Stated goal | Look through the material and copy each line holding "with".
==*==
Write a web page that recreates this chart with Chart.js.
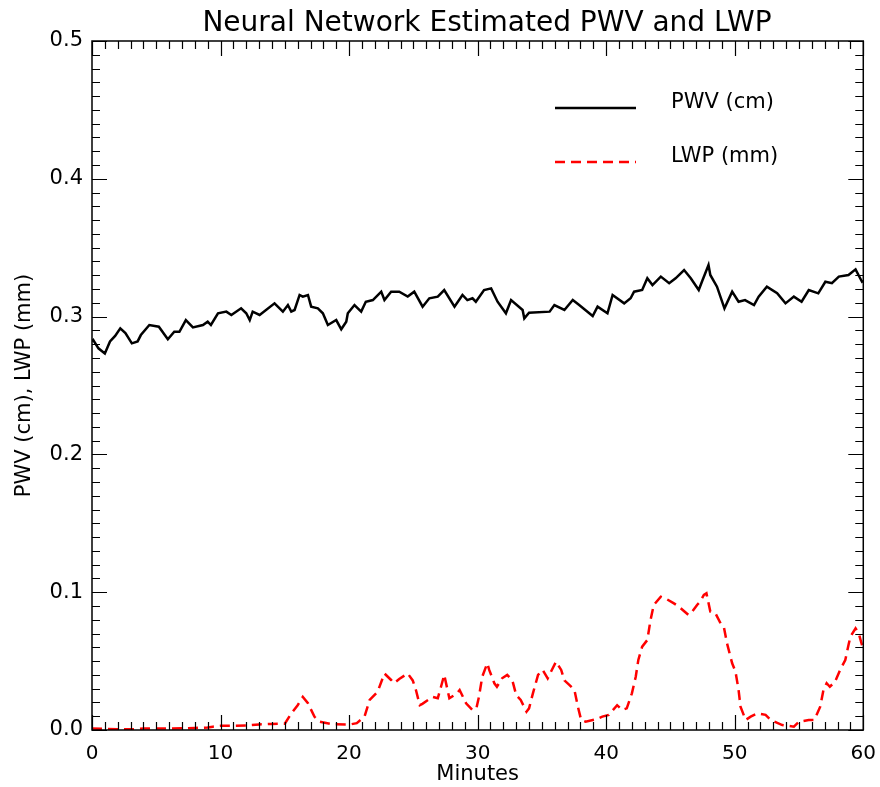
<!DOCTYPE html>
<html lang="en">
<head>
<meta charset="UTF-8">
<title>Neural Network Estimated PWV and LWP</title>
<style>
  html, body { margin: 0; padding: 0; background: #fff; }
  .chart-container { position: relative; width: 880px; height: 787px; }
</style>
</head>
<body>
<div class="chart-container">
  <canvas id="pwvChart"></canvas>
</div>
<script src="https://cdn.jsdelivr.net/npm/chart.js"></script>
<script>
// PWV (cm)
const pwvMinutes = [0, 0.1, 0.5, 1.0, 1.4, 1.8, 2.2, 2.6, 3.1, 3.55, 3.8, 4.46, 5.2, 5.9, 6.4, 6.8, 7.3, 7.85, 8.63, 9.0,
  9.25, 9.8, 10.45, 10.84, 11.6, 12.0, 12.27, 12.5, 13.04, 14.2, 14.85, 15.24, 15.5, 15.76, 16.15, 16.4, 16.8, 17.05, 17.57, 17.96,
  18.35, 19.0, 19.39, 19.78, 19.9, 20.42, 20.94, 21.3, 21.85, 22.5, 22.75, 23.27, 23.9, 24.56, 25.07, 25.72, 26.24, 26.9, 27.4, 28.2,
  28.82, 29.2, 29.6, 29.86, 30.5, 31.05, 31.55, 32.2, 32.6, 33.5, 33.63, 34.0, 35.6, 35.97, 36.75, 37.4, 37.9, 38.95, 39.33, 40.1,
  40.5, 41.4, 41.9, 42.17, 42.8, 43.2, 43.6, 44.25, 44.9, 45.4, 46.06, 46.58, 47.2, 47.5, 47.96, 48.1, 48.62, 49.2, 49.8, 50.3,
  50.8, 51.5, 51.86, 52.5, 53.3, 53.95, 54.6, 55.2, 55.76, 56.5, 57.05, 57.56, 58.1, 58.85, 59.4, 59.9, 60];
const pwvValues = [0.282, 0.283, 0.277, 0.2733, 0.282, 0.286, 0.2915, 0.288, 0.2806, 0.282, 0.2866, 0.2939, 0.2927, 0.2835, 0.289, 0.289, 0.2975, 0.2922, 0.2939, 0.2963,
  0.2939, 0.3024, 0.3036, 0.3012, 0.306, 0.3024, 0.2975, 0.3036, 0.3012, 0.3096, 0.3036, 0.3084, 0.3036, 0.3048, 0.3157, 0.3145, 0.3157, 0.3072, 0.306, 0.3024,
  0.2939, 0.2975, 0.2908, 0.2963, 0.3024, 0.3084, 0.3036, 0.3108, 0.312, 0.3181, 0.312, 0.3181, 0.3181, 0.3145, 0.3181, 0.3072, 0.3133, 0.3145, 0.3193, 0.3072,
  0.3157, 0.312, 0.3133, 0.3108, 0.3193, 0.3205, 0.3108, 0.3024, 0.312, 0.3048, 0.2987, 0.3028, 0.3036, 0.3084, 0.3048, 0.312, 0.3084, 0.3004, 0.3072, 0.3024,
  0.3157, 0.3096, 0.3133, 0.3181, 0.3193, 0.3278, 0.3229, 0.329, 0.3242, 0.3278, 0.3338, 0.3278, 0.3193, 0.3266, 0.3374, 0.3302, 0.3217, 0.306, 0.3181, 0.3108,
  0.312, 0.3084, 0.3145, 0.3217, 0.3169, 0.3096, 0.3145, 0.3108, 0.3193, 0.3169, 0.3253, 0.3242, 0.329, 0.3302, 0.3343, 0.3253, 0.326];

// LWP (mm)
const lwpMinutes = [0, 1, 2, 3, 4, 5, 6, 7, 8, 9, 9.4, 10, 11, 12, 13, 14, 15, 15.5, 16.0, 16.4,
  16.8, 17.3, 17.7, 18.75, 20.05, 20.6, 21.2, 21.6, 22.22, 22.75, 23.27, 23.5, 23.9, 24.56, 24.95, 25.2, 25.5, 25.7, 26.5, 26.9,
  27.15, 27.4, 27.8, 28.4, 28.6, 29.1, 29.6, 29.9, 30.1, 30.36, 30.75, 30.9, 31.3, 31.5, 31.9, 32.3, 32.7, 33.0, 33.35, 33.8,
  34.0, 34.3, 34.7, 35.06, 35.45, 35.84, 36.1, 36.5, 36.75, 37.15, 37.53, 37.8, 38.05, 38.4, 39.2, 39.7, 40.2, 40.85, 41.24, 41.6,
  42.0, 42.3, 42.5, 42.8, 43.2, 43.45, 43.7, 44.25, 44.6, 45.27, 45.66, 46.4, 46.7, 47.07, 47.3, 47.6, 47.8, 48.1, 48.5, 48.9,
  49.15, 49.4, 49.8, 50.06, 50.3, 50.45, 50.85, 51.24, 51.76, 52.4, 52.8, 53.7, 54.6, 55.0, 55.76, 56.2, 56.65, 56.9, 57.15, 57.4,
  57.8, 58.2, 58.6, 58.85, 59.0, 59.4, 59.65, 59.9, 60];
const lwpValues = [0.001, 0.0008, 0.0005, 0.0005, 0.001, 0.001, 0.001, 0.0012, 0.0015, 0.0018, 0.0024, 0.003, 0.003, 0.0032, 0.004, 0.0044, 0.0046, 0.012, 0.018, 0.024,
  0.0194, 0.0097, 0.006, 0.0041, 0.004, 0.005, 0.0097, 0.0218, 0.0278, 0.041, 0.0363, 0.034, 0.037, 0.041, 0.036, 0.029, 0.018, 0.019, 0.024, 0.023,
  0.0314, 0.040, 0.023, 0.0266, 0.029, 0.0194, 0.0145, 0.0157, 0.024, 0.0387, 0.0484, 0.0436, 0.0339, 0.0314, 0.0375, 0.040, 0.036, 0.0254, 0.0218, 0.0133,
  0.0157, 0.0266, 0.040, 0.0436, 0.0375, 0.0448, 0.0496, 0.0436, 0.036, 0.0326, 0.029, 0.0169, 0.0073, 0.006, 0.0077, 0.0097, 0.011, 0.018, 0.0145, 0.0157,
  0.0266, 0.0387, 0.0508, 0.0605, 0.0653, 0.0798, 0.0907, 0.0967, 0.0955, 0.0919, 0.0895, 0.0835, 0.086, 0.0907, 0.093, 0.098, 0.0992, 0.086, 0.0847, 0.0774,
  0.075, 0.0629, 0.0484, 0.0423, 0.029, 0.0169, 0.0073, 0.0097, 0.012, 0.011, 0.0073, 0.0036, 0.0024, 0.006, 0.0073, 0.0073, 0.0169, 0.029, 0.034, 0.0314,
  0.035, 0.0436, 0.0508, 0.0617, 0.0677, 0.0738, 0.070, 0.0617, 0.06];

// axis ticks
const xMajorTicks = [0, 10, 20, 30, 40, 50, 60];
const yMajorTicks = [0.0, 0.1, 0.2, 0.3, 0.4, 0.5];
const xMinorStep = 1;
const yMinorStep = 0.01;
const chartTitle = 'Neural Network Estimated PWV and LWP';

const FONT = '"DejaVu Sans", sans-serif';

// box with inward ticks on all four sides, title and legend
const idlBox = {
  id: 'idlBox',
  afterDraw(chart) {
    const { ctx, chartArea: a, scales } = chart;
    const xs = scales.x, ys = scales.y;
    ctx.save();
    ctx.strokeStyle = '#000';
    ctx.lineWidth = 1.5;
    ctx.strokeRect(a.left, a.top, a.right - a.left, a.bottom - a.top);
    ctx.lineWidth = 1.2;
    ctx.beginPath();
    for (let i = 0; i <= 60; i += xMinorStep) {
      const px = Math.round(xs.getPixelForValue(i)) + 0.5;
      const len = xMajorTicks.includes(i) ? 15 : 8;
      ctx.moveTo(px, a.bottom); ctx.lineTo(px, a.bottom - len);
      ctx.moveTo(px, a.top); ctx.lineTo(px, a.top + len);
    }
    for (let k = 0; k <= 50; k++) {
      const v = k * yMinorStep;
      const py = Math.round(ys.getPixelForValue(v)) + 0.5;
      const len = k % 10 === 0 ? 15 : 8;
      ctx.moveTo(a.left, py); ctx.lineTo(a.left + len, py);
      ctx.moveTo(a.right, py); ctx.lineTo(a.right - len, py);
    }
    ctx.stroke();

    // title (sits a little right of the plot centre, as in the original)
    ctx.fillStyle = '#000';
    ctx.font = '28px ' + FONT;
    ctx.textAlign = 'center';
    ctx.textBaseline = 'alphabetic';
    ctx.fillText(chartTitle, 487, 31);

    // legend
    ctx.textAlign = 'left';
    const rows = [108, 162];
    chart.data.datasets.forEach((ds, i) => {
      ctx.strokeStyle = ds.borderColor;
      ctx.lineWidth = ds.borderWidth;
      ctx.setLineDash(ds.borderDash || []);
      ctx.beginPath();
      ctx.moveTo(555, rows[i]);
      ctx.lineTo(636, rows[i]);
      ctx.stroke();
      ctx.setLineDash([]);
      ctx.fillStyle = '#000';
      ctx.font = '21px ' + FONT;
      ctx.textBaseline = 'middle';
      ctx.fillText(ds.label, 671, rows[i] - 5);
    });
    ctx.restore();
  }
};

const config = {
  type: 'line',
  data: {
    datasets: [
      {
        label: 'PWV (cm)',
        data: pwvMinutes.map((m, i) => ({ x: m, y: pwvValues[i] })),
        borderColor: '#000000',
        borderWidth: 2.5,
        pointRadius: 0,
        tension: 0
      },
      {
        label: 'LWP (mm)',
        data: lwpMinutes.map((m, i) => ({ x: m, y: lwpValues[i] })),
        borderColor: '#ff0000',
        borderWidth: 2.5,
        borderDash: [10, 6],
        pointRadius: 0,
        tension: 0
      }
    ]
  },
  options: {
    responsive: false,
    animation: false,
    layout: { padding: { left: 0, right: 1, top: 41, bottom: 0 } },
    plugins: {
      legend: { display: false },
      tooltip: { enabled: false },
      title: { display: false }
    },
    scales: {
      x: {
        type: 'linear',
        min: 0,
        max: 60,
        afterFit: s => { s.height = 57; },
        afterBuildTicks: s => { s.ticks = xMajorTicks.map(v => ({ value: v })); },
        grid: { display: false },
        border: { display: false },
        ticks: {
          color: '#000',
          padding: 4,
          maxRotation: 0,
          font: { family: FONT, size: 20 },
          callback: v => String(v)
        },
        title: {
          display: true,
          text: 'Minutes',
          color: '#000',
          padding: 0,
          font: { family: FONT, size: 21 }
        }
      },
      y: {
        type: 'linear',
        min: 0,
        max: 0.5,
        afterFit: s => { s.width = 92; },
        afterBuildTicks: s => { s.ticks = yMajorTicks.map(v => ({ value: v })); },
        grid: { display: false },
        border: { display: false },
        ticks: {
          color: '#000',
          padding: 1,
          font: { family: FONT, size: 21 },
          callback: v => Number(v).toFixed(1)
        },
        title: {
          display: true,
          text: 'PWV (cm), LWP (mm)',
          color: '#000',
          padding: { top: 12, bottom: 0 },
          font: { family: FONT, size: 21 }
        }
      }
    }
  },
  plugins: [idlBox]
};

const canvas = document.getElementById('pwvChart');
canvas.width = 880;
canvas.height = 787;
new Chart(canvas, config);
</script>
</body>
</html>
==*==
Final answer |
Write a web page that recreates this chart with Chart.js.
// box with inward ticks on all four sides, title and legend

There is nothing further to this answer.